In a recent ruling, a federal judge declared as unlawful the removal of the president and CEO of a congressionally established independent U.S. agency by the U.S. Department of Government Efficiency (DOGE) and President Donald Trump, terming the reasoning as based on a non-existent “loophole” that “is illogical.”

Sara Aviel had served as head of the Inter-American Foundation (IAF) for nearly three years. This organization is mandated by law to facilitate the growth of democracy in “Latin America and the Caribbean.” However, shortly after Trump’s second term began, both POTUS and DOGE targeted this and similar agencies.

In February, Trump released Executive Order 14217 with the clear objective to “eliminate unnecessary” federal bureaucracy “to the fullest degree allowed by existing law.”

Judge Loren AliKhan, a former solicitor general of Washington, D.C., appointed by Joe Biden, has drawn criticism from some quarters as being extreme even before her confirmation, and has consistently challenged the Trump administration in this case, other similar dismissal cases, and regarding Trump’s executive orders targeting law firms.

AliKhan has now declared that Aviel’s “alleged firing” breached the Appointments Clause of the Constitution and the Federal Vacancies Reform Act. Consequently, she concluded that the “termination lacked legal validity and she continues to be the rightful president of the IAF.” The individual who attempted to take over her position, Pete Marocco, “was not validly appointed as an acting IAF Board member and lacked any legal authority in that capacity,” the judge determined.

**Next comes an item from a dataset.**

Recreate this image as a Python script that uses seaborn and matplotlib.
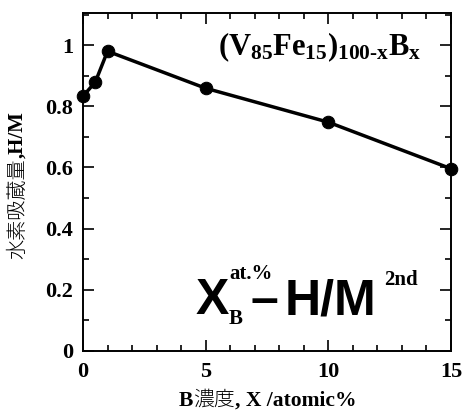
import matplotlib
matplotlib.use("Agg")
import matplotlib.pyplot as plt
from matplotlib.ticker import MultipleLocator
import seaborn as sns
import pandas as pd

# B content (at.%) and hydrogen capacity H/M
b_content = [0, 0.5, 1, 5, 10, 15]
h_over_m = [0.833, 0.879, 0.980, 0.859, 0.748, 0.596]

x_ticks = [0, 5, 10, 15]
x_tick_labels = ["0", "5", "10", "15"]
y_ticks = [0, 0.2, 0.4, 0.6, 0.8, 1.0]
y_tick_labels = ["0", "0.2", "0.4", "0.6", "0.8", "1"]

sns.set_style("ticks")
plt.rcParams.update({
    "font.family": ["Liberation Serif", "Noto Sans CJK JP"],
    "text.color": "black",
    "axes.labelcolor": "black",
    "axes.edgecolor": "black",
    "xtick.color": "black",
    "ytick.color": "black",
    "mathtext.fontset": "custom",
    "mathtext.rm": "Liberation Serif:bold",
    "mathtext.it": "Liberation Serif:bold",
    "mathtext.bf": "Liberation Serif:bold",
})

SERIF = ["Liberation Serif", "Noto Sans CJK JP"]
CJK = ["Noto Sans CJK JP", "Liberation Serif"]
SANS = ["Liberation Sans", "DejaVu Sans"]

df = pd.DataFrame({"x": b_content, "hm": h_over_m})

fig = plt.figure(figsize=(4.62, 4.12), dpi=100)
ax = fig.add_axes([83 / 462, 1 - 351 / 412, (451 - 83) / 462, (351 - 13) / 412])

sns.lineplot(data=df, x="x", y="hm", ax=ax, color="black", linewidth=2.5,
             marker="o", markersize=9, markeredgecolor="black",
             markerfacecolor="black", clip_on=False, zorder=5)

ax.set_xlim(0, 15)
ax.set_ylim(0, 1.105)
ax.set_xticks(x_ticks)
ax.set_xticklabels(x_tick_labels)
ax.set_yticks(y_ticks)
ax.set_yticklabels(y_tick_labels)
ax.xaxis.set_minor_locator(MultipleLocator(1))
ax.yaxis.set_minor_locator(MultipleLocator(0.1))
ax.tick_params(which="both", direction="in", top=True, right=True,
               color="black", width=1.2)
ax.tick_params(which="major", length=8, pad=7)
ax.tick_params(which="minor", length=4.5)
ax.tick_params(axis="x", which="major", pad=8)
for lab in ax.get_xticklabels() + ax.get_yticklabels():
    lab.set_fontfamily(SERIF)
    lab.set_fontweight("bold")
    lab.set_fontsize(16)
for sp in ax.spines.values():
    sp.set_linewidth(1.4)
    sp.set_color("black")
ax.set_xlabel("")
ax.set_ylabel("")

# x-axis label built from pieces: bold Latin, regular kanji
t1 = fig.text(179 / 462, 1 - 411 / 412, "B", fontsize=15.5,
              fontweight="bold", family=SERIF, ha="left", va="bottom")
t2 = ax.annotate("濃度", xy=(1, 0), xycoords=t1, fontsize=15,
                 family=CJK, fontweight="light", ha="left", va="bottom")
ax.annotate(", X /atomic%", xy=(1, 0), xycoords=t2, fontsize=15.5,
            fontweight="bold", family=SERIF, ha="left", va="bottom")

# y-axis label, reading bottom to top
y1 = fig.text(7 / 462, 1 - 259 / 412, "水素吸蔵量", fontsize=14.5,
              family=CJK, fontweight="light", rotation=90,
              ha="left", va="bottom")
ax.annotate(",H/M", xy=(0, 1), xycoords=y1, fontsize=15, fontweight="bold",
            family=SERIF, rotation=90, ha="left", va="bottom")

# composition label
ax.text(0.918, 0.876, r"$\mathrm{(V_{85}Fe_{15})_{100\text{-}x}B_x}$",
        transform=ax.transAxes, fontsize=22, ha="right", va="baseline")

# X_B^at.% - H/M^2nd
base_y = 1 - 314 / 412
bx = fig.text(196 / 462, base_y, "X", fontsize=36, fontweight="bold",
              family=SANS, ha="left", va="baseline")
fig.text(229 / 462, 1 - 279 / 412, "at.%", fontsize=15, fontweight="bold",
         family=SERIF, ha="left", va="baseline")
fig.text(229 / 462, 1 - 324 / 412, "B", fontsize=15, fontweight="bold",
         family=SERIF, ha="left", va="baseline")
fig.text(251 / 462, base_y, "–", fontsize=36, fontweight="bold",
         family=SANS, ha="left", va="baseline")
fig.text(285 / 462, base_y, "H/M", fontsize=36, fontweight="bold",
         family=SANS, ha="left", va="baseline")
fig.text(384 / 462, 1 - 285 / 412, "2nd", fontsize=15, fontweight="bold",
         family=SERIF, ha="left", va="baseline")

fig.savefig("out.png", dpi=100)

Marocco, known for his role in dismantling the U.S. Agency for International Development, has served in several acting roles at agencies the Trump administration has attempted to wind down. A different federal judge in D.C., in a separate case, ruled in June that Marocco’s separate appointment as the acting chair of the U.S. African Development Foundation was “likely unlawful.”

In this instance, after the attempted ousting of Aviel, Marocco appointed himself as acting president and CEO of IAF through his status as a lone “supposed IAF Board member,” as AliKhan described him, installed by Trump under the following sequence of events:

On February 28, Mr. [Trent] Morse informed the IAF’s Chief Operating Officer that President Trump had exercised his “inherent authority under Article II” to appoint Mr. Marocco as the “acting chairman and board member of the Inter-American Foundation.” Mr. Morse represented that the IAF was, at that time, without a “Board.” That same day, Mr. Marocco “visited the IAF headquarters[] seeking to hold an ’emergency board meeting.'” Unable to gain access to the building, Mr. Marocco held the meeting directly outside the IAF headquarters. While Mr. [Nate] Cavanaugh and Mr. [Ethan] Shaotran were present at this meeting, Mr. Marocco “was the only purported Board member in attendance.” Mr. Marocco closed the meeting to the public and then voted to appoint himself as the IAF’s acting president and CEO.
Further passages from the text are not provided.